If any part of the planning depends on whether a dwelling is uninhabitable or not suitable for use, readers should be cautious. The threshold is now relatively high following Amarjeet and Tajinder Mudan v The Commissioners for HMRC [2025] EWCA Civ 799. Ordinary disrepair, dated condition, or the need for works will not necessarily take a property outside the normal residential SDLT rules.
Outcome
The practical conclusion is:
- transferring the full freehold directly to a connected company can trigger SDLT on market value under section 53 FA 2003;
- granting long leases first may reduce the value of the freehold reversion and therefore reduce the SDLT on the later freehold transfer;
- releasing family members from mortgage liability can itself create SDLT because debt assumed by the remaining owners counts as chargeable consideration; and
- the SDLT on the debt transfer may be much higher than expected if the higher residential rates apply.
Practical Steps
Map each proposed step as a separate land transaction: lease grants, freehold transfer, lease transfers, and mortgage refinancing.
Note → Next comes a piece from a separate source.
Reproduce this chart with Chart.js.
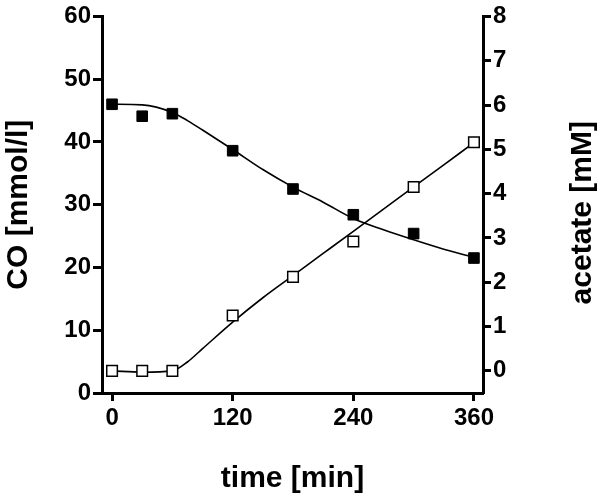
<!DOCTYPE html>
<html lang="en">
<head>
    <meta charset="UTF-8">
    <title>CO and acetate</title>
    <script src="https://cdn.jsdelivr.net/npm/chart.js"></script>
    <style>
        html, body {
            margin: 0;
            padding: 0;
            background: white;
        }
        .chart-container {
            width: 600px;
            height: 498px;
        }
    </style>
</head>
<body>
    <div class="chart-container">
        <canvas id="coChart"></canvas>
    </div>

    <script>
        // measured values
        const timeMin = [0, 30, 60, 120, 180, 240, 300, 360];
        const coMeasured = [46.0, 44.1, 44.5, 38.6, 32.5, 28.4, 25.4, 21.5];
        const acetateMeasured = [0.0, 0.0, 0.0, 1.25, 2.12, 2.92, 4.15, 5.16];

        // fitted curves
        const fitTime = [0, 30, 60, 75, 90, 120, 150, 180, 210, 240, 270, 300, 330, 360];
        const coFit = [46.0, 45.9, 44.7, 43.4, 41.9, 38.8, 35.6, 32.8, 30.4, 27.8, 26.0, 24.4, 22.9, 21.6];
        const acetateFit = [0.0, -0.03, 0.0, 0.2, 0.5, 1.1, 1.65, 2.15, 2.65, 3.15, 3.65, 4.15, 4.65, 5.15];

        // tick labels
        const timeTicks = [0, 120, 240, 360];
        const coTicks = [0, 10, 20, 30, 40, 50, 60];
        const acetateTicks = [0, 1, 2, 3, 4, 5, 6, 7, 8];

        const toXY = (xs, ys) => xs.map((x, i) => ({ x: x, y: ys[i] }));

        const tickFont = { family: 'Liberation Sans, Arial, sans-serif', size: 24, weight: 'bold' };
        const titleFont = { family: 'Liberation Sans, Arial, sans-serif', size: 30, weight: 'bold' };

        // right axis title reads bottom-to-top, Chart.js would rotate it the other way
        const rightTitle = {
            id: 'rightTitle',
            afterDraw(chart) {
                const ctx = chart.ctx;
                ctx.save();
                ctx.translate(583, (chart.chartArea.top + chart.chartArea.bottom) / 2 + 8);
                ctx.rotate(-Math.PI / 2);
                ctx.font = 'bold 30px Liberation Sans, Arial, sans-serif';
                ctx.fillStyle = '#000';
                ctx.textAlign = 'center';
                ctx.textBaseline = 'middle';
                ctx.fillText('acetate [mM]', 0, 0);
                ctx.restore();
            }
        };

        const ctx = document.getElementById('coChart').getContext('2d');
        new Chart(ctx, {
            type: 'scatter',
            data: {
                datasets: [
                    {
                        label: 'CO',
                        data: toXY(timeMin, coMeasured),
                        yAxisID: 'y',
                        pointStyle: 'rect',
                        pointRadius: 7.5,
                        backgroundColor: '#000',
                        borderColor: '#000',
                        borderWidth: 1,
                        showLine: false,
                        order: 0
                    },
                    {
                        label: 'acetate',
                        data: toXY(timeMin, acetateMeasured),
                        yAxisID: 'y2',
                        pointStyle: 'rect',
                        pointRadius: 7.5,
                        backgroundColor: '#fff',
                        borderColor: '#000',
                        borderWidth: 1.5,
                        showLine: false,
                        order: 0
                    },
                    {
                        label: 'CO fit',
                        data: toXY(fitTime, coFit),
                        yAxisID: 'y',
                        showLine: true,
                        pointRadius: 0,
                        borderColor: '#000',
                        borderWidth: 1.6,
                        cubicInterpolationMode: 'monotone',
                        order: 1
                    },
                    {
                        label: 'acetate fit',
                        data: toXY(fitTime, acetateFit),
                        yAxisID: 'y2',
                        showLine: true,
                        pointRadius: 0,
                        borderColor: '#000',
                        borderWidth: 1.6,
                        cubicInterpolationMode: 'monotone',
                        order: 1
                    }
                ]
            },
            options: {
                responsive: true,
                maintainAspectRatio: false,
                animation: false,
                layout: {
                    padding: { top: 12, right: 0, left: 0, bottom: 0 }
                },
                plugins: {
                    legend: { display: false },
                    tooltip: { enabled: false }
                },
                scales: {
                    x: {
                        type: 'linear',
                        position: 'bottom',
                        min: -10,
                        max: 369,
                        afterBuildTicks: scale => {
                            scale.ticks = timeTicks.map(v => ({ value: v }));
                        },
                        afterFit: scale => { scale.height = 105; },
                        border: { color: '#000', width: 3 },
                        grid: {
                            drawOnChartArea: false,
                            drawTicks: true,
                            tickLength: 8,
                            tickWidth: 3,
                            tickColor: '#000'
                        },
                        ticks: {
                            color: '#000',
                            font: tickFont,
                            padding: 3,
                            maxRotation: 0
                        },
                        title: {
                            display: true,
                            text: 'time [min]',
                            color: '#000',
                            font: titleFont,
                            padding: { top: 0, bottom: 1 }
                        }
                    },
                    y: {
                        position: 'left',
                        min: 0,
                        max: 60,
                        afterBuildTicks: scale => {
                            scale.ticks = coTicks.map(v => ({ value: v }));
                        },
                        afterFit: scale => { scale.width = 102; },
                        border: { color: '#000', width: 3 },
                        grid: {
                            drawOnChartArea: false,
                            drawTicks: true,
                            tickLength: 9,
                            tickWidth: 3,
                            tickColor: '#000'
                        },
                        ticks: {
                            color: '#000',
                            font: tickFont,
                            padding: 2
                        },
                        title: {
                            display: true,
                            text: 'CO [mmol/l]',
                            color: '#000',
                            font: titleFont,
                            padding: { top: 1, bottom: 0 }
                        }
                    },
                    y2: {
                        position: 'right',
                        min: -0.5,
                        max: 8,
                        afterBuildTicks: scale => {
                            scale.ticks = acetateTicks.map(v => ({ value: v }));
                        },
                        afterFit: scale => { scale.width = 117; },
                        border: { color: '#000', width: 3 },
                        grid: {
                            drawOnChartArea: false,
                            drawTicks: true,
                            tickLength: 8,
                            tickWidth: 3,
                            tickColor: '#000'
                        },
                        ticks: {
                            color: '#000',
                            font: tickFont,
                            padding: 2
                        }
                    }
                }
            },
            plugins: [rightTitle]
        });
    </script>
</body>
</html>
Check the exact ownership and control of the company to confirm whether section 53 FA 2003 applies.
Obtain a proper valuation of the freehold reversion after the long leases are granted, not just a valuation of the block before the restructure.
Confirm with the lender exactly when debt is being released and who is assuming liability, because SDLT follows the legal substance of the debt transfer.
Run the SDLT calculation using residential slice rates and the 5 percentage point surcharge where applicable, rather than using a single flat percentage.
Make sure the conveyancing documents reflect the intended sequence precisely. A poorly timed completion can change the tax result.
Consider related taxes separately, including Capital Gains Tax and any company tax issues, because SDLT is only one part of the overall restructuring analysis.
Conclusion
In a family restructuring of a small block of flats, SDLT usually turns on two things: what interest is being transferred, and who is taking on the debt. A connected company acquiring the full freehold can face SDLT on market value, while family members taking over mortgage liability can face SDLT on the debt assumed. In this kind of arrangement, the sequence of steps is often the deciding factor.
Legal References Used
- Finance Act 2003, section 43
- Finance Act 2003, section 53
- Finance Act 2003, Schedule 4, paragraph 8
- Finance Act 2003, Schedule 4ZA
- Amarjeet and Tajinder Mudan v The Commissioners for HMRC [2025] EWCA Civ 799
This page was last updated on 22 March 2026.